Q&A with Dr. Chris Jaeger
Q&A with Dr. Chris Jaeger, VP of Client Solutions at Freed Associates, on trends in healthcare including physician burnout, health equity, and more.
Q: COVID-19 has put an immense burden on a provider population that was already spread thin. What factors were contributing to provider burnout prior to the pandemic?
Physicians and other providers invest years of their lives in physically and emotionally grueling training to provide care to people to improve their health and well-being. Administrative burden in the form of inefficient processes and technology platforms, payment-related and regulatory requirements, and other nonclinical demands steal providers’ time from their patients. This more than anything contributes to the burnout felt by providers.
Q: What’s the biggest change that can be made to improve physician satisfaction and reduce burnout?
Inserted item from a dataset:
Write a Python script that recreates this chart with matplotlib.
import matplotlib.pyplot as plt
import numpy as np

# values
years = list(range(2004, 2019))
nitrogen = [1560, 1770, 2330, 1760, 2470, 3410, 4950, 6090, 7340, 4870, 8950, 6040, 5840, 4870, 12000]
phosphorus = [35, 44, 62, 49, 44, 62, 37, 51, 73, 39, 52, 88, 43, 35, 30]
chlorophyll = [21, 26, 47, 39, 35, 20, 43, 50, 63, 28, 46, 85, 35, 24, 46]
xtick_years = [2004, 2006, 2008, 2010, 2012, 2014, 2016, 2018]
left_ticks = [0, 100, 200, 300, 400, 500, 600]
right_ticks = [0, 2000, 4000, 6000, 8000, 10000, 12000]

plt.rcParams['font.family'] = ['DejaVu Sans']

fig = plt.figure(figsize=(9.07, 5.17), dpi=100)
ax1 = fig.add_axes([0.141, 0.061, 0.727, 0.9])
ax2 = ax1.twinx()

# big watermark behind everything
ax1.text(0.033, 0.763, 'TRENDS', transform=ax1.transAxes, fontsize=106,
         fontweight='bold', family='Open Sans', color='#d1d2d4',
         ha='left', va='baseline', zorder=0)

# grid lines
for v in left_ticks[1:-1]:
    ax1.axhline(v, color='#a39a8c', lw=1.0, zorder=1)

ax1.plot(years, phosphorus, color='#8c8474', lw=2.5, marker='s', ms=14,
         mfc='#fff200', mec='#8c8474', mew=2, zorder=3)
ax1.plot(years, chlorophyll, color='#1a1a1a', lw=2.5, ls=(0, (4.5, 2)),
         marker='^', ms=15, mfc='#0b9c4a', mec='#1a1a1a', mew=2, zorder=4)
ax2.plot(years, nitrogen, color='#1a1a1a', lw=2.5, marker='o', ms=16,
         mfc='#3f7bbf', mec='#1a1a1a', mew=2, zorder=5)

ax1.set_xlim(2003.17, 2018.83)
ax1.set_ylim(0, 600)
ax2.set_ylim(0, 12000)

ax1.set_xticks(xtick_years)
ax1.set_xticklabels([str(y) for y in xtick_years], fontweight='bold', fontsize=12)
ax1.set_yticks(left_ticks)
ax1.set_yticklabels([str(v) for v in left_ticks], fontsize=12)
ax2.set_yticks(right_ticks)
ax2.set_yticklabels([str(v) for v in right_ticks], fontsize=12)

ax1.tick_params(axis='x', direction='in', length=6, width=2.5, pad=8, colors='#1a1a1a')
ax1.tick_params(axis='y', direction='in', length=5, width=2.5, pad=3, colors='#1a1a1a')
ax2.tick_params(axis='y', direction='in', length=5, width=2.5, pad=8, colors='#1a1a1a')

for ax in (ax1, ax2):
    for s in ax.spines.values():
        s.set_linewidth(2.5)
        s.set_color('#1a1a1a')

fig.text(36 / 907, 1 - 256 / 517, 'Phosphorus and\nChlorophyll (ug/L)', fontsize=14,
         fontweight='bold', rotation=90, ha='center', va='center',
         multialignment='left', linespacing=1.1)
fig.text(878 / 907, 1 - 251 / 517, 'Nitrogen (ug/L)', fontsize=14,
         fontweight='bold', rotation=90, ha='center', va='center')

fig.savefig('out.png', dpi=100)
The pandemic cast a bright light on the major problems with our current fee-for-service-based healthcare system model. In the first months of the pandemic, fee-for-service dependent providers and organizations experienced devastating cash flow problems due to elective medical care being suspended and in-person care being avoided. As a result, many providers had to furlough staff and even shutter their doors. The strain of the pandemic added precipitously to burnout, leading many to retire or pursue alternate careers.
We need to evolve the overall model so that providers are empowered to spend the majority of their time directly caring for patients. This requires fundamental payment, value-chain, and care-delivery process transformation starting with a transition away from fee-for-service.
Q: You’ve done quite a bit of work around health equity issues. What has been the pandemic’s impact there?
The pandemic has certainly highlighted the inequities that we have in healthcare, especially through the disproportionately high COVID-19 infection and mortality rates in communities of color. Now that greater attention has been drawn to these issues, we need to more clearly define what health equity means and ask where we can start making headway.
Q. What do you mean by more clearly defining health equity? Don’t most people know what it is?
To address health equity, we must agree upon what it means. To some, it may mean focusing on improving access to and quality of preventive care, chronic illness management, childhood immunizations, or maternity care within the traditional healthcare delivery ecosystem. To others, it may mean addressing upstream drivers of inequity related to neighborhood and physical environment, economic stability, education, and food security. It’s all of the above and more. It’s an expansive topic, and people are coming at it from many different directions.
We need agreement on what it means and how to measure it — what data to capture, how to share it, and how we use it to identify and then track incremental improvement from interventions.
Q. If the data is so important, where is it going to come from?
To clarify, we have to work on getting the basics right with data and reporting. But at the same time, we can’t wait for that to happen to start working on the equity issues. For years, we’ve been talking about collecting and using race, ethnicity, and language (REAL) data. While certified EHRs should be able to capture this important data, it’s reliant on self-reported data from patients. Doing that effectively requires provider organizations to establish appropriate workflows and communications training for frontline staff so that patients understand and trust the intent behind the request for this important information and share it. But, even if the providers are good at capturing this data, it is not being adequately shared with other stakeholders who can impact health equity.
Q. What is the government’s role in all of this?
In California, DHCS (Medi-Cal), CalPERS, and Covered California as major purchasers of healthcare have enhanced their focus on health equity. In addition, DMHC has convened a committee to provide recommendations for standard health equity and quality measures as well as annual benchmark standards to which to hold managed care organizations accountable and in doing so drive improvement.
Q. What do we tell providers and payers who want to start tackling these issues?
You have to start somewhere. So, at an organizational level, figure out an impactful area on which to focus. Work on the basics, the data part, but also pick a project and just do it. Although we have to address data fundamentals, we can’t wait to deal with the actual issues—we have to change the wheels on the bus while it’s rolling.
Look to leverage things that exist already — there are tons of amazing community benefit organizations that have been addressing equity issues for ages. Engage them. Partner with them. Support them and the people they serve. Just act.
About Chris Jaeger
Chris Jaeger, MD, serves as VP of Client Solutions. In his clinical practice, Dr. Jaeger became increasingly frustrated by the business side of healthcare and decided to learn more about it. This began a journey that included earning an MBA from UC Berkeley, taking on physician leadership roles in addition to clinical practice, and finally taking full-time executive leadership roles and serving as a consultant. He has worked with purchasers, a statewide quality collaborative, state and federal governments, advocacy organizations, health systems, health plans, and innovative start-ups across the country.